EXERCISE DIRECTIONS ::
Output exactly the lines from the line containing "Reproduce this chart with Apache ECharts." through the line containing "const myChart = echarts.init(document.getElementById('chart'))", inclusive, and omit any pictures.

ROWS ::
···
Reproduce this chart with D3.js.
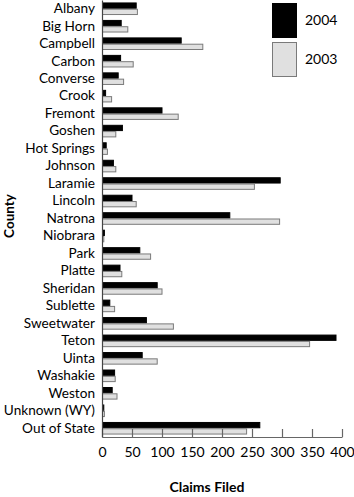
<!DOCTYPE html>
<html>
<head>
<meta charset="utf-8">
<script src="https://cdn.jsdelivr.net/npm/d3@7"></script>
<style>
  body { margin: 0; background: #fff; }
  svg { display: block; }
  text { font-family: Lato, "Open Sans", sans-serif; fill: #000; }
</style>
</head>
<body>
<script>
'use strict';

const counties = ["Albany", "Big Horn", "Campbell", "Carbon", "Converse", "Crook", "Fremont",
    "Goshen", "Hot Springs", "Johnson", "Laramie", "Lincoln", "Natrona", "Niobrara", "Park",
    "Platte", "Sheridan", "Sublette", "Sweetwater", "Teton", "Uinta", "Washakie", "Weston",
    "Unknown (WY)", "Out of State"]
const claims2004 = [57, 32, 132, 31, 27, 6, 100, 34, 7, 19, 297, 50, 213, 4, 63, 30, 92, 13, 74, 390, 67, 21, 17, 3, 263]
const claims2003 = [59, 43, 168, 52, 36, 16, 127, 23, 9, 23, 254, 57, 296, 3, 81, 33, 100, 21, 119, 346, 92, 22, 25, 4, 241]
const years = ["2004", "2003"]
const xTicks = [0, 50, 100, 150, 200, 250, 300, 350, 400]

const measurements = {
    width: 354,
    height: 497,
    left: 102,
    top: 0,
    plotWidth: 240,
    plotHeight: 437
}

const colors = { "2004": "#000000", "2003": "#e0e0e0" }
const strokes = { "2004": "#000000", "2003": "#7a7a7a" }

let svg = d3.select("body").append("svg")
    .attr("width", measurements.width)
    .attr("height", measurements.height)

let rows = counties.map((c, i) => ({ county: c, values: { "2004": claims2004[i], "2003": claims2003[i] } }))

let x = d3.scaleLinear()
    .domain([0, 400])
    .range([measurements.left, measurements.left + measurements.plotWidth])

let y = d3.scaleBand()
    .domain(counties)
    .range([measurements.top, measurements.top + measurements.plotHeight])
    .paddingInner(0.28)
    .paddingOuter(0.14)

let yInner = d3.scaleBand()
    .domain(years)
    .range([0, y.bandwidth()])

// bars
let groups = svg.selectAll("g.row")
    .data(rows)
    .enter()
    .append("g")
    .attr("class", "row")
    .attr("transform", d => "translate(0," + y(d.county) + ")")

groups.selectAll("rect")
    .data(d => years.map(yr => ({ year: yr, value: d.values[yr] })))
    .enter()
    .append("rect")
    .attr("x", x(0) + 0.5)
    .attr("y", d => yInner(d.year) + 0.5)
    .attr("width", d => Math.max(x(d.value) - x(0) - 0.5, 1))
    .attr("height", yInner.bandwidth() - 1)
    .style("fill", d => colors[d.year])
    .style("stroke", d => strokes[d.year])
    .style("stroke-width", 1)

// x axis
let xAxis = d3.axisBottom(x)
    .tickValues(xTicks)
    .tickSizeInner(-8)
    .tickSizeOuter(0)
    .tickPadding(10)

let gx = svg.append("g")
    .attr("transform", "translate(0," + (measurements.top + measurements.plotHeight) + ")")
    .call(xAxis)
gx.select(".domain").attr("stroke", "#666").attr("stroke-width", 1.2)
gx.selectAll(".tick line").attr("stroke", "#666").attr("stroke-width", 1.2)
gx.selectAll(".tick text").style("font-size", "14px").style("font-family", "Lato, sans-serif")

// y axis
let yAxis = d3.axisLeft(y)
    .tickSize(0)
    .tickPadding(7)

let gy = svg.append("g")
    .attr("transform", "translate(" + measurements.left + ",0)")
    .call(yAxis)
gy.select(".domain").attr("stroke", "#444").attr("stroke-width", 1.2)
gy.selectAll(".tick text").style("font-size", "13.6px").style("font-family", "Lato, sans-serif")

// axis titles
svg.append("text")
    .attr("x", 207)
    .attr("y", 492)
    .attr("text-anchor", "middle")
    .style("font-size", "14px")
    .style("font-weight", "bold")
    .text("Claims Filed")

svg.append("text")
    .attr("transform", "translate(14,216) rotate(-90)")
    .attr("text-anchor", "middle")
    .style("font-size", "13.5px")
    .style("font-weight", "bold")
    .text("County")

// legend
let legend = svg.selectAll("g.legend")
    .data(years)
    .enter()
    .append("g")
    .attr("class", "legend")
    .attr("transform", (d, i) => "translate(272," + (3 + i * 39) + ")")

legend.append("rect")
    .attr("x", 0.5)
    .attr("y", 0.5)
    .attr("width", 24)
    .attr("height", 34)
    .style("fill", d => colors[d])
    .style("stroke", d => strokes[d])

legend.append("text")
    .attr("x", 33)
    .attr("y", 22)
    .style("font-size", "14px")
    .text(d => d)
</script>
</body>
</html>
···
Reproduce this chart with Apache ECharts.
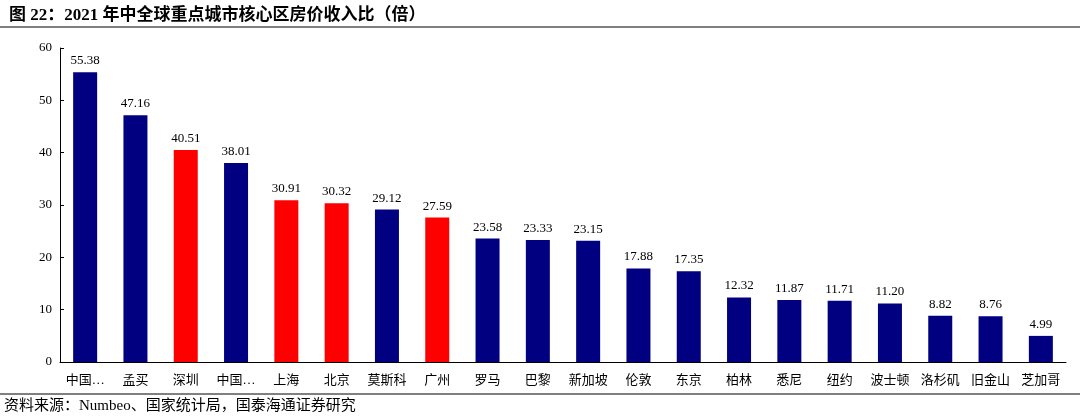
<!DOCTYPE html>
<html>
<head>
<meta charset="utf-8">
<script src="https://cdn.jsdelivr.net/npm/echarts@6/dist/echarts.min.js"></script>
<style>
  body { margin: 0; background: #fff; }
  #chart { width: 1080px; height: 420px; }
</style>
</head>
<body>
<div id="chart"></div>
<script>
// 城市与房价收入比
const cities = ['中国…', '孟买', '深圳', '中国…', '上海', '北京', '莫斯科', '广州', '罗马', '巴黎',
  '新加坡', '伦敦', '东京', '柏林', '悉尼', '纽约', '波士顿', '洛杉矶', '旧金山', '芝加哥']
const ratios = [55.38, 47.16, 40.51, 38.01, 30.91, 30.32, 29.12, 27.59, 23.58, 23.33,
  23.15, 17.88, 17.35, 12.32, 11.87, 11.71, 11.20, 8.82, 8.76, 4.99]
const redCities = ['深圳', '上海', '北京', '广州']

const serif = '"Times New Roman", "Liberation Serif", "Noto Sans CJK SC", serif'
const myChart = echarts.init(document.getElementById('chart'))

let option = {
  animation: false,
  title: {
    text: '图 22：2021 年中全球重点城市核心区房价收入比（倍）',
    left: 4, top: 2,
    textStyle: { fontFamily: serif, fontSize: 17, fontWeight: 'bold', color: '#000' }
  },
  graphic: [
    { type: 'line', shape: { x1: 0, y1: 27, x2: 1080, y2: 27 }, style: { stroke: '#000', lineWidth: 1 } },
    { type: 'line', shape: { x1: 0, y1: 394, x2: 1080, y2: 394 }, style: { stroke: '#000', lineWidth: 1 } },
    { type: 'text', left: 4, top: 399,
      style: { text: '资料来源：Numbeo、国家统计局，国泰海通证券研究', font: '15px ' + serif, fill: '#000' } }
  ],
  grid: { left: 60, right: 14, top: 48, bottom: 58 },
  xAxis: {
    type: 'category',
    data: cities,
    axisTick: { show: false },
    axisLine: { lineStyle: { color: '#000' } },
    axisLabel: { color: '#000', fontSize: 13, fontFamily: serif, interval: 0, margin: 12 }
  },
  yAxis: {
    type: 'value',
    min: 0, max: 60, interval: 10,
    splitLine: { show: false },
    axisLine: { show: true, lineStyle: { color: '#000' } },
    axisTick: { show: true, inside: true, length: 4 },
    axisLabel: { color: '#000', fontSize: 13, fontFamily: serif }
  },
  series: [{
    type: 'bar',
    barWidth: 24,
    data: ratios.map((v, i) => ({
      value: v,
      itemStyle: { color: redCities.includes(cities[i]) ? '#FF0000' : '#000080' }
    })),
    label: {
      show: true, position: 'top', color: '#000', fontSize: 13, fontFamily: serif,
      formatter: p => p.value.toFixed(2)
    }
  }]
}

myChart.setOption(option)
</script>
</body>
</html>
···
ANSWER TO THE PROBLEM ::
Reproduce this chart with Apache ECharts.
<!DOCTYPE html>
<html>
<head>
<meta charset="utf-8">
<script src="https://cdn.jsdelivr.net/npm/echarts@6/dist/echarts.min.js"></script>
<style>
  body { margin: 0; background: #fff; }
  #chart { width: 1080px; height: 420px; }
</style>
</head>
<body>
<div id="chart"></div>
<script>
// 城市与房价收入比
const cities = ['中国…', '孟买', '深圳', '中国…', '上海', '北京', '莫斯科', '广州', '罗马', '巴黎',
  '新加坡', '伦敦', '东京', '柏林', '悉尼', '纽约', '波士顿', '洛杉矶', '旧金山', '芝加哥']
const ratios = [55.38, 47.16, 40.51, 38.01, 30.91, 30.32, 29.12, 27.59, 23.58, 23.33,
  23.15, 17.88, 17.35, 12.32, 11.87, 11.71, 11.20, 8.82, 8.76, 4.99]
const redCities = ['深圳', '上海', '北京', '广州']

const serif = '"Times New Roman", "Liberation Serif", "Noto Sans CJK SC", serif'
const myChart = echarts.init(document.getElementById('chart'))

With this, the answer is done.